Goal ▸ Copy each record exactly as it reads, leaving out any pictures it holds.

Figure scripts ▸

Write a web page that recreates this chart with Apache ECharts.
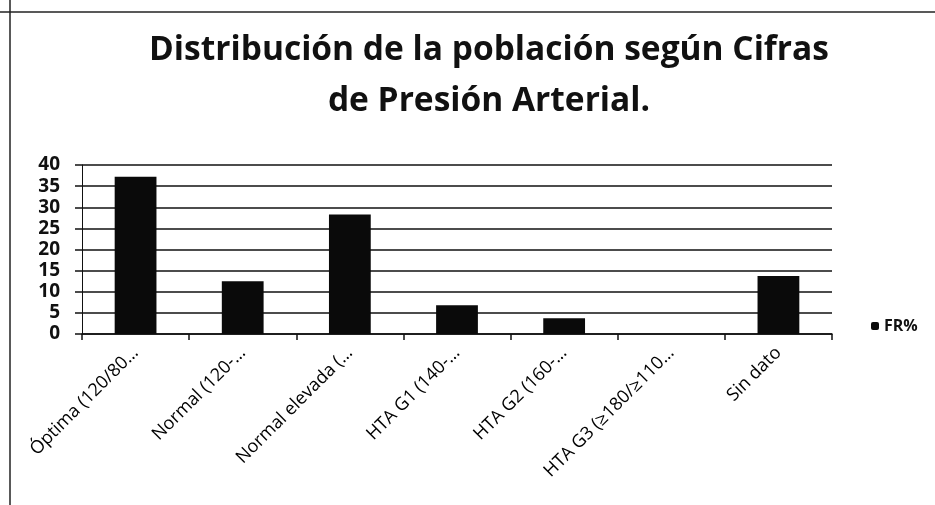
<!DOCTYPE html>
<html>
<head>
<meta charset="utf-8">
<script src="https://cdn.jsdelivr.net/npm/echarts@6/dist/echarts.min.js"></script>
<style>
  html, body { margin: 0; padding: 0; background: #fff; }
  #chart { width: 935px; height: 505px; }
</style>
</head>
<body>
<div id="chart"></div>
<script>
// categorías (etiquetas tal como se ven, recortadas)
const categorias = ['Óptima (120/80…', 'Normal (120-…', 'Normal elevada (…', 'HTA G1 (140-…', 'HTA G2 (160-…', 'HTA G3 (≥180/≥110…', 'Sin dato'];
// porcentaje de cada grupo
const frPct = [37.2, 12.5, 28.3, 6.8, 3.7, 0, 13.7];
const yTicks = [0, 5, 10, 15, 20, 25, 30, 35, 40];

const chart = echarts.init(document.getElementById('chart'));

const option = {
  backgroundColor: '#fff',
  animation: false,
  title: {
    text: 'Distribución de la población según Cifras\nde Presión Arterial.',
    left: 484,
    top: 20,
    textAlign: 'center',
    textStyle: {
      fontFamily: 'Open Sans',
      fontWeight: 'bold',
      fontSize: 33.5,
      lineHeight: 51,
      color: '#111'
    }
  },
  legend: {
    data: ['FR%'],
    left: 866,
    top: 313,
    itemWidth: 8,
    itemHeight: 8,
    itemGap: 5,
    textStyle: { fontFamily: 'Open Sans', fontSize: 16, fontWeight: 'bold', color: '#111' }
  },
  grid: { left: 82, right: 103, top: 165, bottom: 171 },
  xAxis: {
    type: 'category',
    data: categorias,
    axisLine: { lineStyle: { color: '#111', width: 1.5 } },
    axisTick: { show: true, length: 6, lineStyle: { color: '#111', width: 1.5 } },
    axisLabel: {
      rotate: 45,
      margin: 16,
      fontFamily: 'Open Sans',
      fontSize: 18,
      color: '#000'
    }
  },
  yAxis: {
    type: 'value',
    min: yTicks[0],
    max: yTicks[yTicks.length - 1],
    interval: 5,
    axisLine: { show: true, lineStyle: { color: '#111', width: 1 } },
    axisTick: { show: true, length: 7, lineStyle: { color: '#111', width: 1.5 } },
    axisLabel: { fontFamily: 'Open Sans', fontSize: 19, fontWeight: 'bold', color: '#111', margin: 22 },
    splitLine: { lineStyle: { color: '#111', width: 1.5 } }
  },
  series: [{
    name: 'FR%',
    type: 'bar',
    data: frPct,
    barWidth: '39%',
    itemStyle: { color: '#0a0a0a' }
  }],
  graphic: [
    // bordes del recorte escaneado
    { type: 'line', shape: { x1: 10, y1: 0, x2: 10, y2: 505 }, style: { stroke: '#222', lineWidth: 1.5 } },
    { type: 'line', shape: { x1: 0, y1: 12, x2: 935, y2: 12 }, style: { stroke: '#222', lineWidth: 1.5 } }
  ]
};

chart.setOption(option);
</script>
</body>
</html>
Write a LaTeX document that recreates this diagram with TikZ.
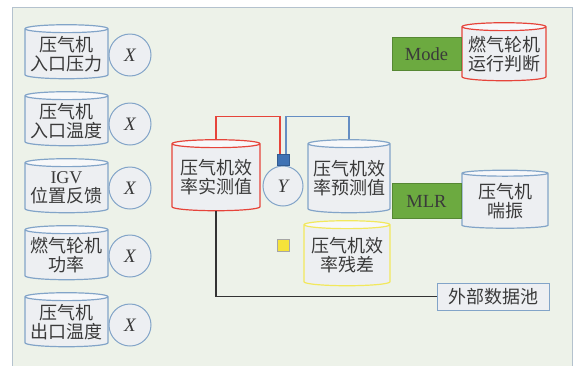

Result of this exercise ▸
Write a web page that recreates this chart with Apache ECharts.
<!DOCTYPE html>
<html>
<head>
<meta charset="utf-8">
<script src="https://cdn.jsdelivr.net/npm/echarts@6/dist/echarts.min.js"></script>
<style>
  html, body { margin: 0; padding: 0; background: #fff; }
  #chart { width: 935px; height: 505px; }
</style>
</head>
<body>
<div id="chart"></div>
<script>
// categorías (etiquetas tal como se ven, recortadas)
const categorias = ['Óptima (120/80…', 'Normal (120-…', 'Normal elevada (…', 'HTA G1 (140-…', 'HTA G2 (160-…', 'HTA G3 (≥180/≥110…', 'Sin dato'];
// porcentaje de cada grupo
const frPct = [37.2, 12.5, 28.3, 6.8, 3.7, 0, 13.7];
const yTicks = [0, 5, 10, 15, 20, 25, 30, 35, 40];

const chart = echarts.init(document.getElementById('chart'));

const option = {
  backgroundColor: '#fff',
  animation: false,
  title: {
    text: 'Distribución de la población según Cifras\nde Presión Arterial.',
    left: 484,
    top: 20,
    textAlign: 'center',
    textStyle: {
      fontFamily: 'Open Sans',
      fontWeight: 'bold',
      fontSize: 33.5,
      lineHeight: 51,
      color: '#111'
    }
  },
  legend: {
    data: ['FR%'],
    left: 866,
    top: 313,
    itemWidth: 8,
    itemHeight: 8,
    itemGap: 5,
    textStyle: { fontFamily: 'Open Sans', fontSize: 16, fontWeight: 'bold', color: '#111' }
  },
  grid: { left: 82, right: 103, top: 165, bottom: 171 },
  xAxis: {
    type: 'category',
    data: categorias,
    axisLine: { lineStyle: { color: '#111', width: 1.5 } },
    axisTick: { show: true, length: 6, lineStyle: { color: '#111', width: 1.5 } },
    axisLabel: {
      rotate: 45,
      margin: 16,
      fontFamily: 'Open Sans',
      fontSize: 18,
      color: '#000'
    }
  },
  yAxis: {
    type: 'value',
    min: yTicks[0],
    max: yTicks[yTicks.length - 1],
    interval: 5,
    axisLine: { show: true, lineStyle: { color: '#111', width: 1 } },
    axisTick: { show: true, length: 7, lineStyle: { color: '#111', width: 1.5 } },
    axisLabel: { fontFamily: 'Open Sans', fontSize: 19, fontWeight: 'bold', color: '#111', margin: 22 },
    splitLine: { lineStyle: { color: '#111', width: 1.5 } }
  },
  series: [{
    name: 'FR%',
    type: 'bar',
    data: frPct,
    barWidth: '39%',
    itemStyle: { color: '#0a0a0a' }
  }],
  graphic: [
    // bordes del recorte escaneado
    { type: 'line', shape: { x1: 10, y1: 0, x2: 10, y2: 505 }, style: { stroke: '#222', lineWidth: 1.5 } },
    { type: 'line', shape: { x1: 0, y1: 12, x2: 935, y2: 12 }, style: { stroke: '#222', lineWidth: 1.5 } }
  ]
};

chart.setOption(option);
</script>
</body>
</html>
Write a LaTeX document that recreates this diagram with TikZ.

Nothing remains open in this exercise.